Write out word for word each line of the records, beginning at the first and stopping after the line with "return (PB - y) / (PB - PT)". Leave the pictures out.

## Begin GIVEN RECORDS

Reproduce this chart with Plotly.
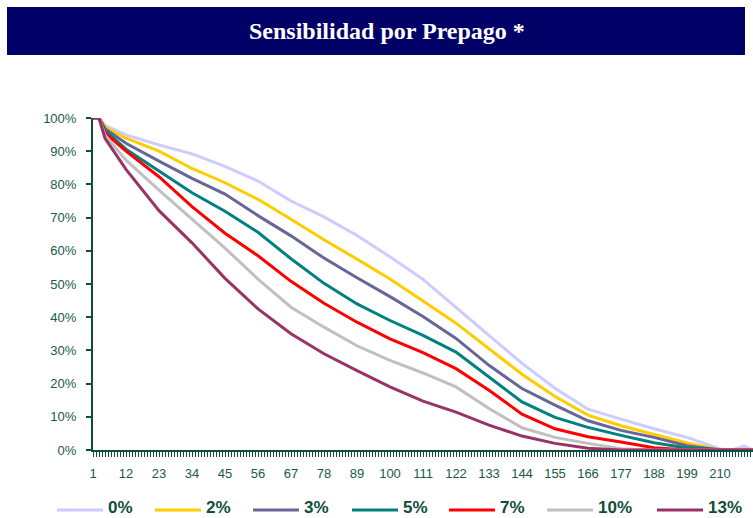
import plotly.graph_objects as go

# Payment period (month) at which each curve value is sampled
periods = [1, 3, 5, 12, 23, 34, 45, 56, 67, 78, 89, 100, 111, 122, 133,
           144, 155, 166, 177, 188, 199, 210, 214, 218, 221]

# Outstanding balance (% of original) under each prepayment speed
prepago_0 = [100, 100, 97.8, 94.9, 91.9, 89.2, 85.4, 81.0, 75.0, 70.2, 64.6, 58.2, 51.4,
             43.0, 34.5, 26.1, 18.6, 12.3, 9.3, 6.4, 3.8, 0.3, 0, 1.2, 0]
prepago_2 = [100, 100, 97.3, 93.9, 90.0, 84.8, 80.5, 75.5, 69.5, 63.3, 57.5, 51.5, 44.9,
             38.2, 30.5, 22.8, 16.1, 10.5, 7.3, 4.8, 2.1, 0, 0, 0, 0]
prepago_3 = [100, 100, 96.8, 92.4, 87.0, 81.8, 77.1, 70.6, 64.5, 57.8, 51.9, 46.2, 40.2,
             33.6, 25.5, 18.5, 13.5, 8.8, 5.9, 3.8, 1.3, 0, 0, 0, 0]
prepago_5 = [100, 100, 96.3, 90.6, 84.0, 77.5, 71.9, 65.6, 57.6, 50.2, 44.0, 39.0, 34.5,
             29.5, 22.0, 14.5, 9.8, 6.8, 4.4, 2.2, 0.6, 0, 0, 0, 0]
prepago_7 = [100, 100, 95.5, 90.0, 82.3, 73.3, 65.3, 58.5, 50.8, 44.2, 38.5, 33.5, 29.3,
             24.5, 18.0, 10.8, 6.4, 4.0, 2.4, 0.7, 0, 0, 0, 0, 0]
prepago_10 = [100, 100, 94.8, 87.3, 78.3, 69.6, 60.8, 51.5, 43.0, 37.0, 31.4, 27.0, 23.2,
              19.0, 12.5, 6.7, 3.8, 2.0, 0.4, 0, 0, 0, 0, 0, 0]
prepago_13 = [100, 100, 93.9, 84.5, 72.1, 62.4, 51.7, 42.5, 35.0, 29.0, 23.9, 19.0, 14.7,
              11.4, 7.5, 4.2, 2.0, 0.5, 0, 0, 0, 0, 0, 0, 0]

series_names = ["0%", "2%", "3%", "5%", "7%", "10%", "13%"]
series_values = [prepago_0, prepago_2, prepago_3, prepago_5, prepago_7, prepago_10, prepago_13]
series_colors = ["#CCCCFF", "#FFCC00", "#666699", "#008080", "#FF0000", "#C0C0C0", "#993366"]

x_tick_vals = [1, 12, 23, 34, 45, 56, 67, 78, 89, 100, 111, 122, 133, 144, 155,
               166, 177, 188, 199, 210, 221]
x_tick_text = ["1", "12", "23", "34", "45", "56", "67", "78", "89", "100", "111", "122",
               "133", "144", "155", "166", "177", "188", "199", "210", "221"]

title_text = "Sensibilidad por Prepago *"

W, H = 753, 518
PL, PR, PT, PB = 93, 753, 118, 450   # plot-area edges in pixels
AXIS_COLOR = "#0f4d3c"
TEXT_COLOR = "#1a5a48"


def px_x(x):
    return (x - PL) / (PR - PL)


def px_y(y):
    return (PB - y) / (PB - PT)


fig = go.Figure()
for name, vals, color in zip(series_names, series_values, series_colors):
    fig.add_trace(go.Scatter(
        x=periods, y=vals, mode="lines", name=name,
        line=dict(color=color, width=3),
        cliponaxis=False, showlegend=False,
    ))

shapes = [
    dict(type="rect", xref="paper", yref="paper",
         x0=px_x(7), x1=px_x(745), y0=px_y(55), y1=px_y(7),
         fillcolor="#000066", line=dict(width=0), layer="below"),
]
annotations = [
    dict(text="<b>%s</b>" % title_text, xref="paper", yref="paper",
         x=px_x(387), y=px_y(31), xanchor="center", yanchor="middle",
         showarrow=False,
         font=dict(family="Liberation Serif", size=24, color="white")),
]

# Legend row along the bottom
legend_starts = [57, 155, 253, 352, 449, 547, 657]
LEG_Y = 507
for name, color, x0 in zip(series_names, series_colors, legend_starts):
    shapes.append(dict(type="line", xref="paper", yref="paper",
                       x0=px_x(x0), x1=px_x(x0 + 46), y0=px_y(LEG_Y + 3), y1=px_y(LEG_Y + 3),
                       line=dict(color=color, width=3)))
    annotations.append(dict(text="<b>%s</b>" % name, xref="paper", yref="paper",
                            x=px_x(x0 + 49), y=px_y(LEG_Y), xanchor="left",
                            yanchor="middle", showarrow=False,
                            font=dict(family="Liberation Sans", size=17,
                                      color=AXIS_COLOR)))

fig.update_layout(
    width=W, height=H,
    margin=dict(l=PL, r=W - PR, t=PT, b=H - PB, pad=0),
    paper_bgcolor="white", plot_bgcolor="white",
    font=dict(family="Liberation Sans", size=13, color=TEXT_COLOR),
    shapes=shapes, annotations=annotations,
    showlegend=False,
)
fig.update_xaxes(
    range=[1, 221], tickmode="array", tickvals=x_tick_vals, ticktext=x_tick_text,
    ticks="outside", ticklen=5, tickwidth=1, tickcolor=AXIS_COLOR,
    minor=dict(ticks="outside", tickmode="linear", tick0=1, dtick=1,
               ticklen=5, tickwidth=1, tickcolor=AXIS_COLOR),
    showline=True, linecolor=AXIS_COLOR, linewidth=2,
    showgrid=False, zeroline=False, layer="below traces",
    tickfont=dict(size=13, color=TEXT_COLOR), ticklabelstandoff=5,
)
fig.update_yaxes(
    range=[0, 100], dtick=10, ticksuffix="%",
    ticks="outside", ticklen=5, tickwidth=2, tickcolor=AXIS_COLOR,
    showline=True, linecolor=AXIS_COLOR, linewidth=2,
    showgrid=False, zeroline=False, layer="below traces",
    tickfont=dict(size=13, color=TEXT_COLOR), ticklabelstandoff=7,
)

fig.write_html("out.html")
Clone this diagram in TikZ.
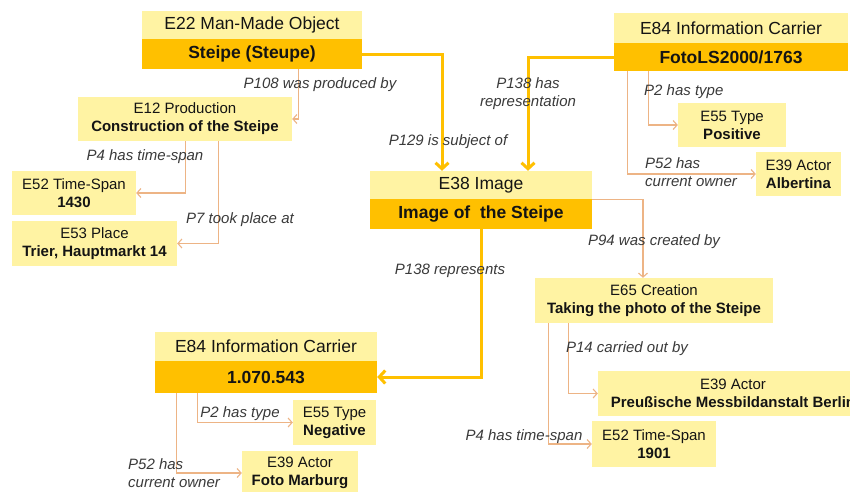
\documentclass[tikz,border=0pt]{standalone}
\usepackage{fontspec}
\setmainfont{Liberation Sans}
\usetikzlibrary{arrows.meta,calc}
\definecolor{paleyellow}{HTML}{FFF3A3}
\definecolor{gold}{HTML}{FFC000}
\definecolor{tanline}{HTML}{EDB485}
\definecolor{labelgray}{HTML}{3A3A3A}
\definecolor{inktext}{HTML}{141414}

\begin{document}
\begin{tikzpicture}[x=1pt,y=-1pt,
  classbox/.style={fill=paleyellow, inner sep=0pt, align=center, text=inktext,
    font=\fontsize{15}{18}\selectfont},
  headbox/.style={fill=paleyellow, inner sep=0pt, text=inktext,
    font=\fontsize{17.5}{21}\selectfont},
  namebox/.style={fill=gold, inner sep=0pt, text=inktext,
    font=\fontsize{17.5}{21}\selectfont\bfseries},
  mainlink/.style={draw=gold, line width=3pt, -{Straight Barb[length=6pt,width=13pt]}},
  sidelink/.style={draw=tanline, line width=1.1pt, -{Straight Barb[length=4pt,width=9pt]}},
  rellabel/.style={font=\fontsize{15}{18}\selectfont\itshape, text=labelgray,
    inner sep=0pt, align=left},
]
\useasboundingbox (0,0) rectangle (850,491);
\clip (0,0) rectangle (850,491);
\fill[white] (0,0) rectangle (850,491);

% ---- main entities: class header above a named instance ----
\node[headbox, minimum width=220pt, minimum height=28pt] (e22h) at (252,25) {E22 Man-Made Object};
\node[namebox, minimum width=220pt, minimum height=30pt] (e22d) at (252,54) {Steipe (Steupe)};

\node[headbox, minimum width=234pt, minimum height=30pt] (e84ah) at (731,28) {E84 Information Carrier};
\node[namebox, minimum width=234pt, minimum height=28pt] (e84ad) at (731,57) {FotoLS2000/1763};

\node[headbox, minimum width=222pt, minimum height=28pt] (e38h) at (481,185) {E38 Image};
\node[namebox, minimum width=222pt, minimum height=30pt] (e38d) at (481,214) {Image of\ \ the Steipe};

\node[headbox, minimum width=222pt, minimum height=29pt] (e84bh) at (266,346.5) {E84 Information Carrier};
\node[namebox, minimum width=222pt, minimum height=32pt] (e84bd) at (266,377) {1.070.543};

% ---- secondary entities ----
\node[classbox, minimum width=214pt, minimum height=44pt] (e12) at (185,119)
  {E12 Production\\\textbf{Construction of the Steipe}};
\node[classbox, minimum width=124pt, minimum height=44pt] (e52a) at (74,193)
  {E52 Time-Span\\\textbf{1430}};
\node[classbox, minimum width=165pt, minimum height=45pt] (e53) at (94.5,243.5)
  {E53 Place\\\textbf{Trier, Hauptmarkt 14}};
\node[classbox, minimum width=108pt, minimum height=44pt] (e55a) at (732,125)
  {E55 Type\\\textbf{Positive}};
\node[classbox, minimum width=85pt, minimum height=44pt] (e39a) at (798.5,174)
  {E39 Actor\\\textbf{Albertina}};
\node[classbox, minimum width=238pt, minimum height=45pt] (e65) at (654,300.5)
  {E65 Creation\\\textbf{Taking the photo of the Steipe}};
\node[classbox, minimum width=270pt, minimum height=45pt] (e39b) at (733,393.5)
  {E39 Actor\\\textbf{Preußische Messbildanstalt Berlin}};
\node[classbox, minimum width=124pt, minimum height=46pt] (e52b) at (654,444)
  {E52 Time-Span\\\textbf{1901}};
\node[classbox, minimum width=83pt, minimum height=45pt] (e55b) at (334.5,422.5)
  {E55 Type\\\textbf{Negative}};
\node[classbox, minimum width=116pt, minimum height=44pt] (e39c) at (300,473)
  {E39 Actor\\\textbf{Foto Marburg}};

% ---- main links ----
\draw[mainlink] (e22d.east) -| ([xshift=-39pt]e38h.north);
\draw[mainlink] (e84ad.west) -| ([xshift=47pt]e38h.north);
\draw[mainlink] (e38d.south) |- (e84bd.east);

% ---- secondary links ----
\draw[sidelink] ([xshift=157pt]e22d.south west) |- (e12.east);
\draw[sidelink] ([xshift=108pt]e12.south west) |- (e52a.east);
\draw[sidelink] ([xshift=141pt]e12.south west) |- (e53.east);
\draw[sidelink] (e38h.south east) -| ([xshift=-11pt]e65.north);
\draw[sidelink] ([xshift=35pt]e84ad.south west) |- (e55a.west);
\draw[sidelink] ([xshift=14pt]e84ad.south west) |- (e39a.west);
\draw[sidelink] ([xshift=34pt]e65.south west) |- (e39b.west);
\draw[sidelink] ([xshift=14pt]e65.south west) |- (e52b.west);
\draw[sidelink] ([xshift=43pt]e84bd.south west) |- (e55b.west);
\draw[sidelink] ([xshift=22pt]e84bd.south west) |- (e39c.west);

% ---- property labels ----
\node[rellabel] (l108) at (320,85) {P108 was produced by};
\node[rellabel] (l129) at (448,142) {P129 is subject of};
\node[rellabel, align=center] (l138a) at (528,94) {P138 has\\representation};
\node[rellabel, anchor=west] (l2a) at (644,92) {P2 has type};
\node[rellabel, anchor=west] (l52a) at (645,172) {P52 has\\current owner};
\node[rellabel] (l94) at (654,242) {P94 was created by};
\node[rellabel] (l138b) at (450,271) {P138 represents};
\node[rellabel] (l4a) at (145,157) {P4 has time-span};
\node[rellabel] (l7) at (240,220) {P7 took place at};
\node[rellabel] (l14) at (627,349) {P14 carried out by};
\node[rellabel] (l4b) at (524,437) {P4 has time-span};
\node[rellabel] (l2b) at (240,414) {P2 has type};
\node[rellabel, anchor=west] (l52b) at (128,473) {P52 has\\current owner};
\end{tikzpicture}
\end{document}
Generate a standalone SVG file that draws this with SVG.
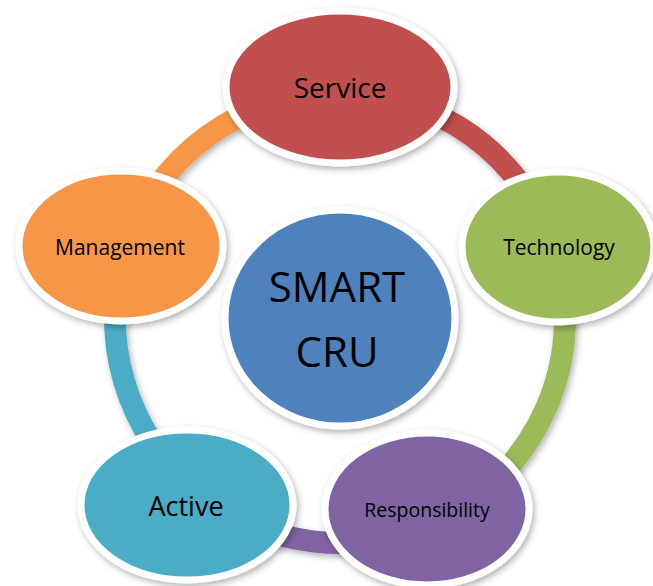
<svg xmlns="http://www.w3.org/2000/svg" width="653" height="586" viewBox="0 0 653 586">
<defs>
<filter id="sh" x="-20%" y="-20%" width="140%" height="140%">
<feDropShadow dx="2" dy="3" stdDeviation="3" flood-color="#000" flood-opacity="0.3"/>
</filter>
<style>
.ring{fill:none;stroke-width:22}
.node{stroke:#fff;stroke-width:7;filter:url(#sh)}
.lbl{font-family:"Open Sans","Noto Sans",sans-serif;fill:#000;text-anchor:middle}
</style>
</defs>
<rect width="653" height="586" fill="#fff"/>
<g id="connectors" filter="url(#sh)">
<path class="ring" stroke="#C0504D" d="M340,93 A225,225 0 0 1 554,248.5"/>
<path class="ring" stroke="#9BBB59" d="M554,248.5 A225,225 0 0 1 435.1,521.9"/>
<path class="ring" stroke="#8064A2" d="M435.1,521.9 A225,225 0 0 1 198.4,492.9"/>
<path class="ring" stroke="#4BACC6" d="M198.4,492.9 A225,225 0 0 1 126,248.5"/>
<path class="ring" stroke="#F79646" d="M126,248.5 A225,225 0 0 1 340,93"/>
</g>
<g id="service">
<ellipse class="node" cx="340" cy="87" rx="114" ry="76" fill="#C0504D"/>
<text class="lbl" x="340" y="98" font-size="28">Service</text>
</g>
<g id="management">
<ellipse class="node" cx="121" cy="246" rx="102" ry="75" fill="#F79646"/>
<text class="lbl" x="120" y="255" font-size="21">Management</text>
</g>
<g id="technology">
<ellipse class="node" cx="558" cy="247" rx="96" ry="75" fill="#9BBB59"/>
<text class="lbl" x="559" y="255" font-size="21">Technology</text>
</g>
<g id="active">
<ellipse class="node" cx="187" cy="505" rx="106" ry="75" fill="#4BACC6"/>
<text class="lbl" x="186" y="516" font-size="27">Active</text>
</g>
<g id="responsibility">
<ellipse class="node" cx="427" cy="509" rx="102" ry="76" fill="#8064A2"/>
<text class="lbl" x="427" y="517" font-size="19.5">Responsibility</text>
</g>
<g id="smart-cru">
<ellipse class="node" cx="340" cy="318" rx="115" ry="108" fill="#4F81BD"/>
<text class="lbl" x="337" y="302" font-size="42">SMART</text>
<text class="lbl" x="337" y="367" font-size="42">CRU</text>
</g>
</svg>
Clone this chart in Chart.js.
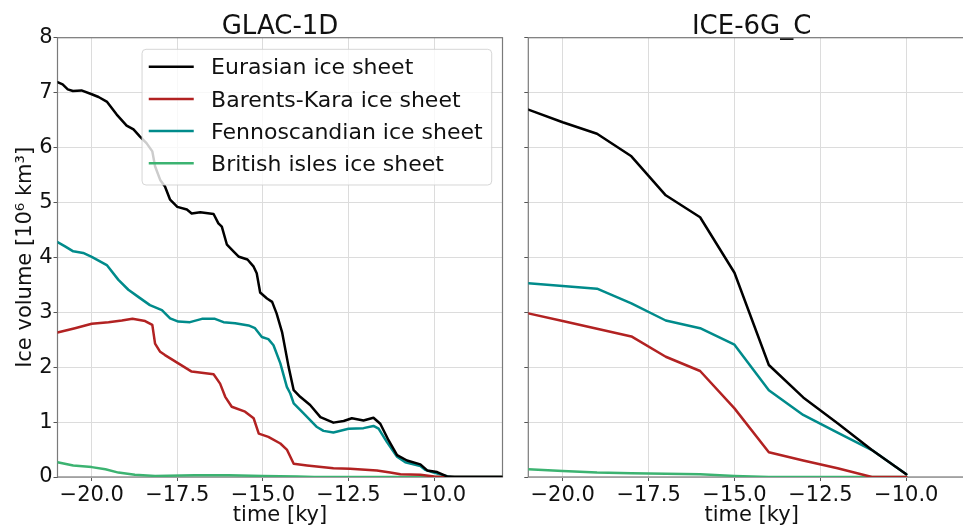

## End GIVEN RECORDS

◆ EXERCISE RESULT:
Reproduce this chart with Plotly.
import plotly.graph_objects as go

# Payment period (month) at which each curve value is sampled
periods = [1, 3, 5, 12, 23, 34, 45, 56, 67, 78, 89, 100, 111, 122, 133,
           144, 155, 166, 177, 188, 199, 210, 214, 218, 221]

# Outstanding balance (% of original) under each prepayment speed
prepago_0 = [100, 100, 97.8, 94.9, 91.9, 89.2, 85.4, 81.0, 75.0, 70.2, 64.6, 58.2, 51.4,
             43.0, 34.5, 26.1, 18.6, 12.3, 9.3, 6.4, 3.8, 0.3, 0, 1.2, 0]
prepago_2 = [100, 100, 97.3, 93.9, 90.0, 84.8, 80.5, 75.5, 69.5, 63.3, 57.5, 51.5, 44.9,
             38.2, 30.5, 22.8, 16.1, 10.5, 7.3, 4.8, 2.1, 0, 0, 0, 0]
prepago_3 = [100, 100, 96.8, 92.4, 87.0, 81.8, 77.1, 70.6, 64.5, 57.8, 51.9, 46.2, 40.2,
             33.6, 25.5, 18.5, 13.5, 8.8, 5.9, 3.8, 1.3, 0, 0, 0, 0]
prepago_5 = [100, 100, 96.3, 90.6, 84.0, 77.5, 71.9, 65.6, 57.6, 50.2, 44.0, 39.0, 34.5,
             29.5, 22.0, 14.5, 9.8, 6.8, 4.4, 2.2, 0.6, 0, 0, 0, 0]
prepago_7 = [100, 100, 95.5, 90.0, 82.3, 73.3, 65.3, 58.5, 50.8, 44.2, 38.5, 33.5, 29.3,
             24.5, 18.0, 10.8, 6.4, 4.0, 2.4, 0.7, 0, 0, 0, 0, 0]
prepago_10 = [100, 100, 94.8, 87.3, 78.3, 69.6, 60.8, 51.5, 43.0, 37.0, 31.4, 27.0, 23.2,
              19.0, 12.5, 6.7, 3.8, 2.0, 0.4, 0, 0, 0, 0, 0, 0]
prepago_13 = [100, 100, 93.9, 84.5, 72.1, 62.4, 51.7, 42.5, 35.0, 29.0, 23.9, 19.0, 14.7,
              11.4, 7.5, 4.2, 2.0, 0.5, 0, 0, 0, 0, 0, 0, 0]

series_names = ["0%", "2%", "3%", "5%", "7%", "10%", "13%"]
series_values = [prepago_0, prepago_2, prepago_3, prepago_5, prepago_7, prepago_10, prepago_13]
series_colors = ["#CCCCFF", "#FFCC00", "#666699", "#008080", "#FF0000", "#C0C0C0", "#993366"]

x_tick_vals = [1, 12, 23, 34, 45, 56, 67, 78, 89, 100, 111, 122, 133, 144, 155,
               166, 177, 188, 199, 210, 221]
x_tick_text = ["1", "12", "23", "34", "45", "56", "67", "78", "89", "100", "111", "122",
               "133", "144", "155", "166", "177", "188", "199", "210", "221"]

title_text = "Sensibilidad por Prepago *"

W, H = 753, 518
PL, PR, PT, PB = 93, 753, 118, 450   # plot-area edges in pixels
AXIS_COLOR = "#0f4d3c"
TEXT_COLOR = "#1a5a48"


def px_x(x):
    return (x - PL) / (PR - PL)


def px_y(y):
    return (PB - y) / (PB - PT)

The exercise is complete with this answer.